Fast forward to 1960 when the pneumatic bladder (looking just like it sounds it might)  press was invented, making production practical.  Next came electrical lighting driven by portable generators to assist harvest in the cold hours of morning darkness before the grapes thaw, and plastic films used for “packaging” the vines to protect them from birds until a frost.

In 1975 Inniskillin Wines founders, Karl Kaiser, a studious, Austrian-born chemist, and Donald Ziraldo, a young Italian Canadian agriculture graduate incorporated and were granted the first winery license in Ontario, Canada since prohibition.  www.inniskillin.com.

By 1984, Kaiser produced his first Icewine to first national and then international fanfare, with participation is highly esteemed wine shows such as Vinexpo and Vinitaly, and placement in the finest venues around the world.  Inniskillin Icewine even found its way to the cellars of the Imperial Palace of Japan.  In 1991 came the international breakthrough when Inniskillin’s Vidal Icewine won a Grand Prix d’Honneur at Vinexpo in Bordeaux for its “astounding luscious freshness.”
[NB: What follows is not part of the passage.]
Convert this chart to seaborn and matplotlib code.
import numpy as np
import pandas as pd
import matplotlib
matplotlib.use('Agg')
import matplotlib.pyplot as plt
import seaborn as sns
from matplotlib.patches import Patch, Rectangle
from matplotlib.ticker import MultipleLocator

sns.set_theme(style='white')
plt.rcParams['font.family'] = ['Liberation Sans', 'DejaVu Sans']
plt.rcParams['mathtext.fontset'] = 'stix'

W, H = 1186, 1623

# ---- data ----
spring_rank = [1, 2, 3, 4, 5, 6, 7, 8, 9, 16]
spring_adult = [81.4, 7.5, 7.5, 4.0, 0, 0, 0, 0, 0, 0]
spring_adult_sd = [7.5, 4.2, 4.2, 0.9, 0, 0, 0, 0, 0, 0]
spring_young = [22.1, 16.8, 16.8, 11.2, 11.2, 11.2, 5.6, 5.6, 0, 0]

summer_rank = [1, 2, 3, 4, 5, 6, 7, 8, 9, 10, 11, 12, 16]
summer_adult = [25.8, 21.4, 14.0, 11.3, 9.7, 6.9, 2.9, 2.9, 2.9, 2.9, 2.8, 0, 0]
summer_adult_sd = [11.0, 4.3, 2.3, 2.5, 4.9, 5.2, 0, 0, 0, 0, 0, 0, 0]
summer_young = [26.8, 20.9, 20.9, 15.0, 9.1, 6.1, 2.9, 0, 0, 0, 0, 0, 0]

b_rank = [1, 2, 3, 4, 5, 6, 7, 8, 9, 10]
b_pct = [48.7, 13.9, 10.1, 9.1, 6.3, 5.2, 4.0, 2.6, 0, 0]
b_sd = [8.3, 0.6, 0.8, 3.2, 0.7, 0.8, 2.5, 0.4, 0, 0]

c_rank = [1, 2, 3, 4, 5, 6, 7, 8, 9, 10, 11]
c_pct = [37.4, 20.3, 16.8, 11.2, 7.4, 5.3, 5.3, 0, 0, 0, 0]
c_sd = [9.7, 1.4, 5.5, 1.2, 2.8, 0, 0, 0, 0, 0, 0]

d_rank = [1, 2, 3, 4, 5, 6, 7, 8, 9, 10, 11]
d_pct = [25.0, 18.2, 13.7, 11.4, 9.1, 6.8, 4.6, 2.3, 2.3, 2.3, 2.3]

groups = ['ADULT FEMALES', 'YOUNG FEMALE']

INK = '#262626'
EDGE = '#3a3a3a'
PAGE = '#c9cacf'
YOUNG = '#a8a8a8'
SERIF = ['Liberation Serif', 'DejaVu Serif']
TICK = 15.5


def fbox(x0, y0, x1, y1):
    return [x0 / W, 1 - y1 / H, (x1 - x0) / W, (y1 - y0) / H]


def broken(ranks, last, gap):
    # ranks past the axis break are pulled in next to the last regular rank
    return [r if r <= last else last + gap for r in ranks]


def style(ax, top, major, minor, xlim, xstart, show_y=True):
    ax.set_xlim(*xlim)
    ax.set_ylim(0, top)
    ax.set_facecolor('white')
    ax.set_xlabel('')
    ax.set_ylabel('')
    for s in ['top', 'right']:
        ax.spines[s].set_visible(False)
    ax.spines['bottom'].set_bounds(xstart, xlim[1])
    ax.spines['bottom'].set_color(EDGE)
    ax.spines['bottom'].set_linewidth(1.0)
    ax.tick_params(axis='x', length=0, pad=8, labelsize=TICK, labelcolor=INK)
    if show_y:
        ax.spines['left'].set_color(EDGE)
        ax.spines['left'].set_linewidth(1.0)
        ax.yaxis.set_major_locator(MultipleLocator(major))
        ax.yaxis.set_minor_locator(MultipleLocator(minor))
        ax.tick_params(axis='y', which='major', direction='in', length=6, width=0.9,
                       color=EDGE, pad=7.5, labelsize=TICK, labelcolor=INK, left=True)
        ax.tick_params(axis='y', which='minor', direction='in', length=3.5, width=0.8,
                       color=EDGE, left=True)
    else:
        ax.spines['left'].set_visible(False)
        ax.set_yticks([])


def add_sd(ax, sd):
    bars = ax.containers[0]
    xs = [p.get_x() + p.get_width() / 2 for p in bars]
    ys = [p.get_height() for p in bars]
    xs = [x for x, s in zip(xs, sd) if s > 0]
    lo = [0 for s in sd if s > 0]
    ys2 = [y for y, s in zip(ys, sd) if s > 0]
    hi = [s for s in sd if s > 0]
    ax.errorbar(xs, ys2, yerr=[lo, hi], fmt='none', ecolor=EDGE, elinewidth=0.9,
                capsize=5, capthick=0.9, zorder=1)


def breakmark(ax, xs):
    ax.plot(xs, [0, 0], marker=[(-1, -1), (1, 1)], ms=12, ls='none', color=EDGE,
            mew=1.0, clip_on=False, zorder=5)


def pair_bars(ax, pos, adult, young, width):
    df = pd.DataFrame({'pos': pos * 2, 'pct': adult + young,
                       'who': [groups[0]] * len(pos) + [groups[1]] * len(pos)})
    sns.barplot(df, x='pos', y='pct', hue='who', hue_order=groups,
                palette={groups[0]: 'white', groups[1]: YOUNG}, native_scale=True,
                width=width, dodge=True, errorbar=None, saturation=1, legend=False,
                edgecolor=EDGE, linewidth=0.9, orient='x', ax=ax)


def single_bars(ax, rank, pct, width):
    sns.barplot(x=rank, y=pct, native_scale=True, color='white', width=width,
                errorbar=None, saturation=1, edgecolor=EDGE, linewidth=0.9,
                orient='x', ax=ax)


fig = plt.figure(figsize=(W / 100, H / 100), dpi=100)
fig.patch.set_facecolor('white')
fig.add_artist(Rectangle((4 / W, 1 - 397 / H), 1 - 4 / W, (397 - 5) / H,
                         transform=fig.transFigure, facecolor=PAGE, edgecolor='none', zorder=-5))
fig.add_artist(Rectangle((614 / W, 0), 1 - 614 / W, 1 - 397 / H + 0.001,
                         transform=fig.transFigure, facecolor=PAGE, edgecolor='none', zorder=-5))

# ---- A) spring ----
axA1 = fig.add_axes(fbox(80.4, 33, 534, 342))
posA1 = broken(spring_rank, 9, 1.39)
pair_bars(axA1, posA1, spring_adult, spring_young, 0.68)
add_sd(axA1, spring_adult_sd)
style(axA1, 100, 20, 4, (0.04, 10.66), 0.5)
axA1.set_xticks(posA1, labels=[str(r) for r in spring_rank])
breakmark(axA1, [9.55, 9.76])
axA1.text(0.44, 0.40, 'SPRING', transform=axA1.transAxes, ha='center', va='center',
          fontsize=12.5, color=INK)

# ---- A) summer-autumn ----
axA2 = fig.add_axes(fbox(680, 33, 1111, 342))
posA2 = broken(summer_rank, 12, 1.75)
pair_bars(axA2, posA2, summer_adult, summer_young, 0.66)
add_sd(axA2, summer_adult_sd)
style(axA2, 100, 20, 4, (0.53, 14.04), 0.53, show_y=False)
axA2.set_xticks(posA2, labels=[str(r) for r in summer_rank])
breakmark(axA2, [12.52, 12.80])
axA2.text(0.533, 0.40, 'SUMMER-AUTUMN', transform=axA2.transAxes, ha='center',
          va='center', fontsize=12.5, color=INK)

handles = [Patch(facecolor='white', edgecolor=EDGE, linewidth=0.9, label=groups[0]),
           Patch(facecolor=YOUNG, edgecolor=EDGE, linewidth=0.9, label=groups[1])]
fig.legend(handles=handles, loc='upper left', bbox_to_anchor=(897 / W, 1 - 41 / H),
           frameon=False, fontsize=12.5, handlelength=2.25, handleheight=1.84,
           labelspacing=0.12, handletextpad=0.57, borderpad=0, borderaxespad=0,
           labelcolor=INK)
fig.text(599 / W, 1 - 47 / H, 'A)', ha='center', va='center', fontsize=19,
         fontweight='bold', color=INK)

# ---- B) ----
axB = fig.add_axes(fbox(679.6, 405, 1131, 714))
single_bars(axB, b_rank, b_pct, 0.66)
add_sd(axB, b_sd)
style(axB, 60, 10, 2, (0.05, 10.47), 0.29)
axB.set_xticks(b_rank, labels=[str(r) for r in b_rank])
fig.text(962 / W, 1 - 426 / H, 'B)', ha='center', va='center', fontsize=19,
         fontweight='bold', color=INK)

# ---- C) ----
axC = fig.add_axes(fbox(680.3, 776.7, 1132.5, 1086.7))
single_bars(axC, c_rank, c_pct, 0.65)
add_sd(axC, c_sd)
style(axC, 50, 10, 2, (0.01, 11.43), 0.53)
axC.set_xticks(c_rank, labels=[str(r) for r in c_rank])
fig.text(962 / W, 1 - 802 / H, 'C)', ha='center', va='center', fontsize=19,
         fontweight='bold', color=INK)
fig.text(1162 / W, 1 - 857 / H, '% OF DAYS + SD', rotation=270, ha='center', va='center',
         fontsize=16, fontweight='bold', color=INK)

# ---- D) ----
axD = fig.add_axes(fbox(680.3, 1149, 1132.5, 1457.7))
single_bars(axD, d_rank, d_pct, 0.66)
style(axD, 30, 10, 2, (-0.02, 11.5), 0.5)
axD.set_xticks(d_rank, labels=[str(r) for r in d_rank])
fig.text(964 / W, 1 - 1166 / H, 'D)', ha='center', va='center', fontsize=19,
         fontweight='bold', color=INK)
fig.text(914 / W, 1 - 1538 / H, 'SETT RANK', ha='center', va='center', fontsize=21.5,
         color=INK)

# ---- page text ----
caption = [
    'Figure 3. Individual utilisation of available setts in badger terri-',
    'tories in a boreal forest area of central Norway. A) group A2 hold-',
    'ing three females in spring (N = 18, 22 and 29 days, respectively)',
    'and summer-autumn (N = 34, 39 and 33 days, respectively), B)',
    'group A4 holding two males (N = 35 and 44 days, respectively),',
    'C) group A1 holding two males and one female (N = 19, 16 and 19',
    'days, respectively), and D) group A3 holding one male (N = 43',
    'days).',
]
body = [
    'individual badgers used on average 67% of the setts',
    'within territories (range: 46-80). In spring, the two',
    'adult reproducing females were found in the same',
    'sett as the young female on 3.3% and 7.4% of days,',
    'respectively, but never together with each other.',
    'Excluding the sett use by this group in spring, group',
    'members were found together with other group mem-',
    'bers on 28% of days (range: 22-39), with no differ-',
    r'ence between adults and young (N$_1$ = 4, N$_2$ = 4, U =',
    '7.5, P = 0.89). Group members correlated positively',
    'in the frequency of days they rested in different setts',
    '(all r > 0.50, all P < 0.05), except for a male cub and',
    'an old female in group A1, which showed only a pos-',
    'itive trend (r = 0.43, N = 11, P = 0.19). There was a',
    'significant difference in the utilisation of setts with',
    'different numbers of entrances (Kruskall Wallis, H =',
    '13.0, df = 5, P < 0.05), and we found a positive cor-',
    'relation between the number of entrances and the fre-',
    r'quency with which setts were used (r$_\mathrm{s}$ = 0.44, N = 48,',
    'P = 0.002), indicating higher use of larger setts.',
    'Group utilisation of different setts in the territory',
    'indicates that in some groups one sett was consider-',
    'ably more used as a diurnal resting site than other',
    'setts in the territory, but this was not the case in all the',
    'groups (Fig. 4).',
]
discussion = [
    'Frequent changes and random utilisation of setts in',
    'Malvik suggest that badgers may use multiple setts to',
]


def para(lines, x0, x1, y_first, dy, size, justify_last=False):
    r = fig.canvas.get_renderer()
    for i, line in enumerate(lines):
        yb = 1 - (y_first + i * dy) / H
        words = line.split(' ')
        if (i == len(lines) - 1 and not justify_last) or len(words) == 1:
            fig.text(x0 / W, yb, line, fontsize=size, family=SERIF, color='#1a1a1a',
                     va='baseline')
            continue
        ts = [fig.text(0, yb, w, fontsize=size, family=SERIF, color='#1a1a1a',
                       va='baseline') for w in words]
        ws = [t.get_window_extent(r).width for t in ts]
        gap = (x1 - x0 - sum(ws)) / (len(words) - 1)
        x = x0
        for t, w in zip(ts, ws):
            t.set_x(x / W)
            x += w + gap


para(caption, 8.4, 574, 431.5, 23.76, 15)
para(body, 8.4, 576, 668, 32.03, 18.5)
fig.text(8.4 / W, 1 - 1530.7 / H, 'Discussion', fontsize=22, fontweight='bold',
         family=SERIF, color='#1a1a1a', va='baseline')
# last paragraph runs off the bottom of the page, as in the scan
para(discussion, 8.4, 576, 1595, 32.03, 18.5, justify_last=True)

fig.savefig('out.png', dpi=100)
Inniskillin also first produced the first commercial charmat method (without using carbonation) sparkling ice wine in 1998, soon internationally acclaimed, in response to a  a challenge by Canadian wine writer, Konrad Ejbich, who in 1988 accidently produced a sparkling icewine in his home cellar.

Ziraldo, a one-man worldwide campaigner for the excellence of Canadian Wines, was founding chair of the Vintners Quality Alliance (VQA) and introduced the VQA system of ratings to the industry in 1989 with strict standards – all of which apply to Inniskillin ice wine.